What changes when moving from L1 to L2?

L2 strengthens the integrability requirement: instead of ∫ |f(x)| dx being finite, it requires ∫ |f(x)|^2 dx < ∞. This produces a different norm (the square root of that integral) and, more importantly, an inner product structure. That inner product enables orthogonal projections, which are the geometric mechanism behind Fourier series.

Why does L2 matter for Fourier series specifically?

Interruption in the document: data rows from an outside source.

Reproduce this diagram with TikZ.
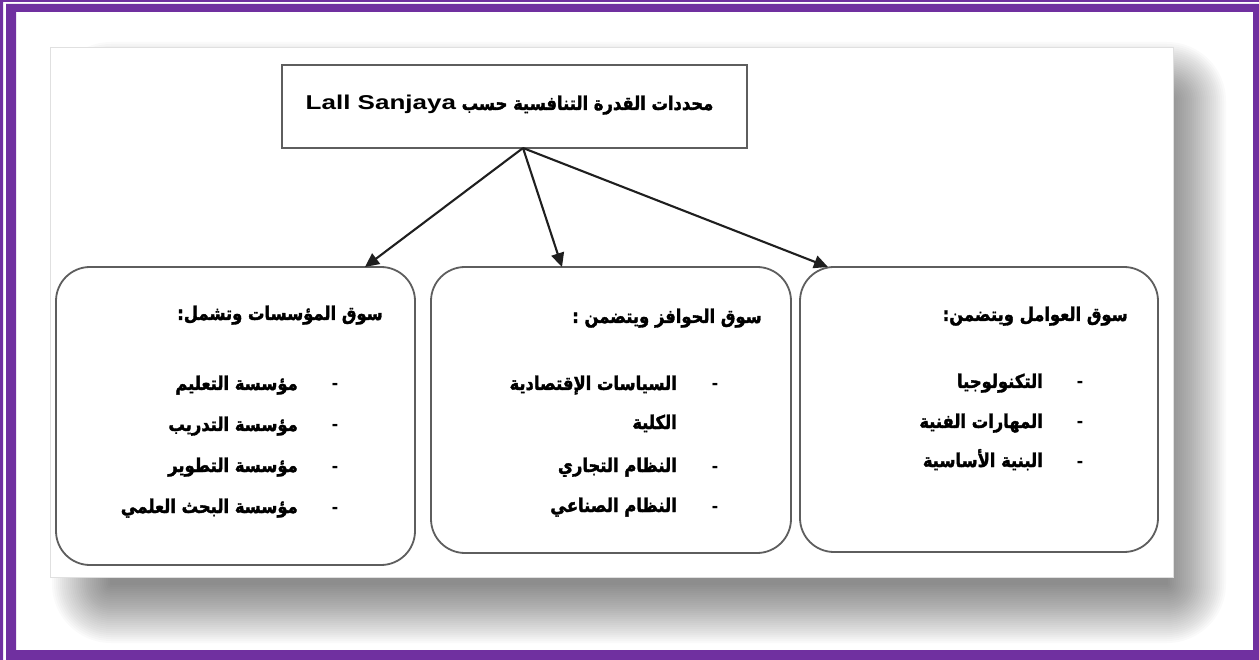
\documentclass[tikz,border=0pt]{standalone}
\usepackage{fontspec}
\setmainfont{Liberation Sans}
\newfontfamily\arabicfont[Script=Arabic,FakeStretch=0.86,FakeBold=1.8]{DejaVu Sans}
\newfontfamily\latinfont[FakeStretch=1.3]{Liberation Sans}
\TeXXeTstate=1
\usetikzlibrary{arrows.meta}
\definecolor{framepurple}{HTML}{7030A0}
\definecolor{boxgray}{HTML}{5E5E5E}
\newcommand{\ar}[1]{{\arabicfont\bfseries\beginR #1\endR}}
\tikzset{
  titlebox/.style={draw=boxgray, line width=1.8pt, fill=white, inner sep=0pt},
  card/.style={draw=boxgray, line width=1.8pt, fill=white, rounded corners=34pt, inner sep=0pt},
  heading/.style={anchor=base east, inner sep=0pt, font=\fontsize{19}{22}\selectfont},
  entry/.style={anchor=base east, inner sep=0pt, font=\fontsize{19}{22}\selectfont},
  dashmark/.style={anchor=base, inner sep=0pt, font=\fontsize{19}{22}\selectfont\bfseries},
  link/.style={draw=black!88, line width=2.1pt, -{Triangle[length=14pt,width=13pt]}}
}
\begin{document}
\begin{tikzpicture}[x=1pt,y=-1pt]
\useasboundingbox (0,0) rectangle (1259,660);
% page frame: thin outer rule and thick inner band
\fill[framepurple] (0,0) rectangle (1259,2) (0,0) rectangle (3,660);
\fill[framepurple, even odd rule] (6,4) rectangle (1259,660) (16,12) rectangle (1253,650);
% soft drop shadow behind the sheet
\foreach \i in {0,...,29}{
  \fill[black, opacity=0.018, rounded corners={(2*\i+1)*1pt}]
    ({110-2*\i},{100-2*\i}) rectangle ({1168+2*\i},{585+2*\i});
}
% the sheet
\fill[white] (50,47) rectangle (1173,577);
\draw[black!12, line width=0.8pt] (50,47) rectangle (1173,577);

% title box
\node[titlebox, minimum width=465pt, minimum height=83pt] (title) at (514.5,106.5) {};
\node[anchor=base, inner sep=0pt, font=\fontsize{19}{22}\selectfont] (titletext) at (509.5,110)
  {\arabicfont\bfseries\beginR محددات القدرة التنافسية حسب \beginL{\latinfont\bfseries\fontsize{20}{22}\selectfont Lall Sanjaya}\endL\endR};

% three market boxes
\node[card, minimum width=359pt, minimum height=298pt] (inst) at (235.5,416) {};
\node[card, minimum width=360pt, minimum height=286pt] (incent) at (611,410) {};
\node[card, minimum width=358pt, minimum height=285pt] (factor) at (979,409.5) {};

% arrows from the title box
\coordinate (hub) at (523,148);
\coordinate (tinst) at (365,267);
\coordinate (tincent) at (562,267);
\coordinate (tfactor) at (828,267);
\draw[link] (hub) -- (tinst);
\draw[link] (hub) -- (tincent);
\draw[link] (hub) -- (tfactor);

% institutions market
\node[heading] (h1) at (383,320) {\ar{سوق المؤسسات وتشمل:}};
\node[dashmark] (d11) at (335,390) {-};
\node[dashmark] (d12) at (335,431) {-};
\node[dashmark] (d13) at (335,472) {-};
\node[dashmark] (d14) at (335,513) {-};
\node[entry] (e11) at (298,390) {\ar{مؤسسة التعليم}};
\node[entry] (e12) at (298,431) {\ar{مؤسسة التدريب}};
\node[entry] (e13) at (298,472) {\ar{مؤسسة التطوير}};
\node[entry] (e14) at (298,513) {\ar{مؤسسة البحث العلمي}};

% incentives market
\node[heading] (h2) at (762,323) {\ar{سوق الحوافز ويتضمن :}};
\node[dashmark] (d21) at (715,390) {-};
\node[dashmark] (d22) at (715,472) {-};
\node[dashmark] (d23) at (715,512) {-};
\node[entry] (e21) at (677,390) {\ar{السياسات الإقتصادية}};
\node[entry] (e21b) at (677,429) {\ar{الكلية}};
\node[entry] (e22) at (677,472) {\ar{النظام التجاري}};
\node[entry] (e23) at (677,512) {\ar{النظام الصناعي}};

% factor market
\node[heading] (h3) at (1128,321) {\ar{سوق العوامل ويتضمن:}};
\node[dashmark] (d31) at (1080,388) {-};
\node[dashmark] (d32) at (1080,428) {-};
\node[dashmark] (d33) at (1080,467) {-};
\node[entry] (e31) at (1043,388) {\ar{التكنولوجيا}};
\node[entry] (e32) at (1043,428) {\ar{المهارات الفنية}};
\node[entry] (e33) at (1043,467) {\ar{البنية الأساسية}};
\end{tikzpicture}
\end{document}
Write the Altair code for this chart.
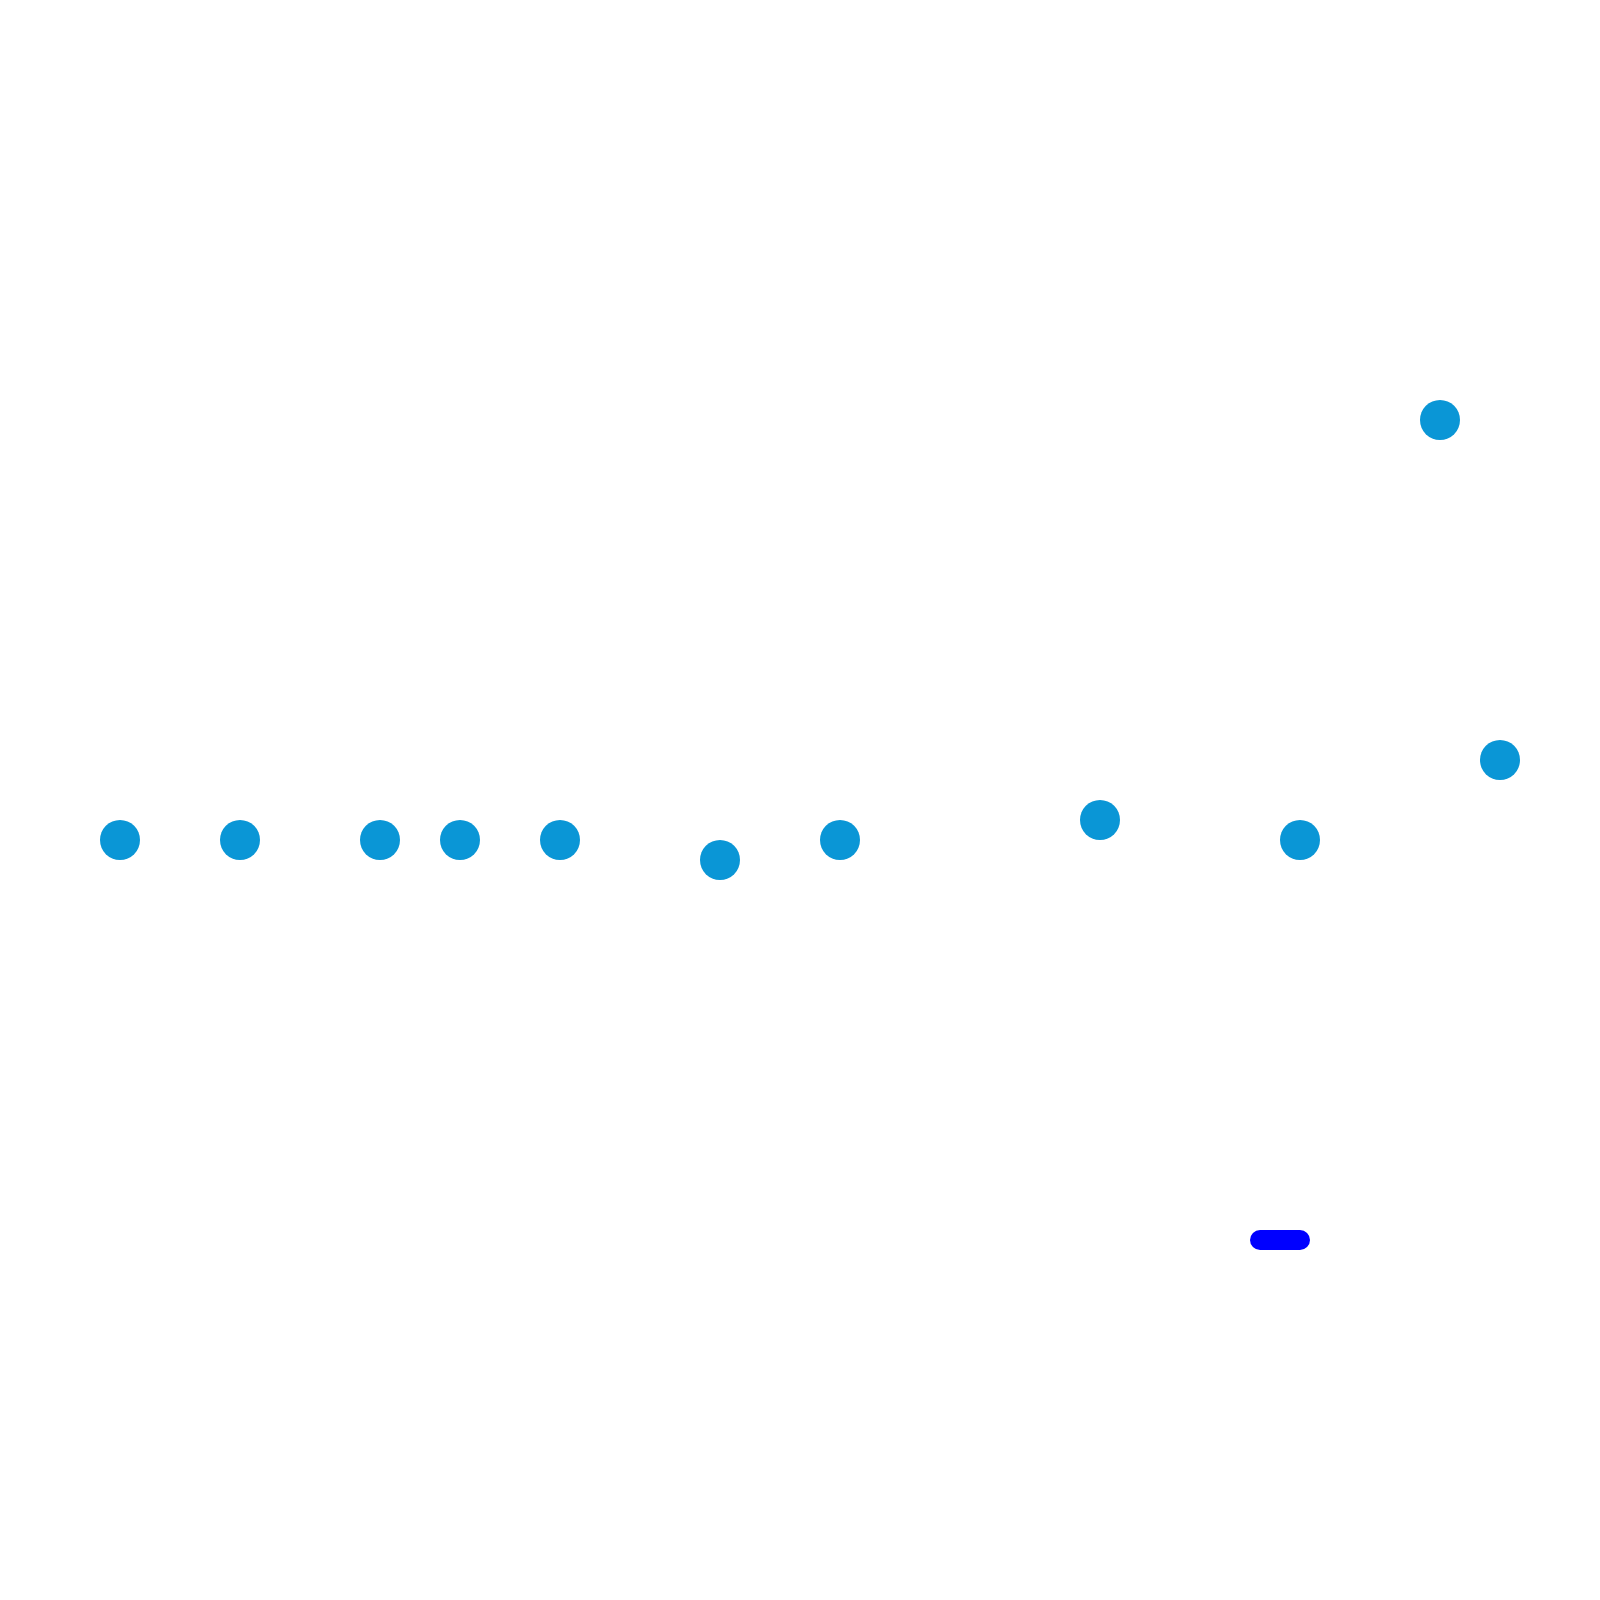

Fourier series are built using orthogonal projection onto the subspace spanned by trigonometric polynomials. Orthogonal projection requires an inner product, and the transcript indicates that L2 is the space where the inner product and associated orthogonality concepts are available in a way compatible with the integral-based definitions.

Review Questions

  1. What integrability condition distinguishes L1 from L2 for 2π-periodic functions?
  2. How does identifying functions that differ on measure-zero sets restore positive definiteness of the L1 norm?
  3. What role does the inner product structure in L2 play in constructing Fourier series?

Key Points

  1. 1

    L1 for 2π-periodic functions requires finiteness of ∫_{-π}^{π} |f(x)| dx.

  2. 2

    The naive integral-based “norm” on functions fails positive definiteness because integrals can’t detect differences on measure-zero sets.

  3. 3

    L1 is properly defined as a quotient: functions are equivalent if ∫_{-π}^{π} |f(x) − g(x)| dx = 0.

  4. 4

    After passing to equivalence classes, the L1 norm becomes well-defined and positive definite.

  5. 5

    L2 strengthens integrability by requiring ∫_{-π}^{π} |f(x)|^2 dx < ∞.

  6. 6

    In L2, the norm is tied to an inner product, enabling orthogonal projections.

  7. 7

    Fourier series can be interpreted as an orthogonal projection onto the subspace spanned by trigonometric polynomials.

Highlights

L1 needs more than integrability: it also needs an equivalence relation so the norm can’t vanish for nonzero functions.
Functions that differ only on measure-zero sets are treated as the same object in L1 and L2.
L2’s square-integrability is what unlocks an inner product, making orthogonal projection—and thus Fourier series—possible.
Trigonometric polynomials form the subspace onto which general functions will be projected.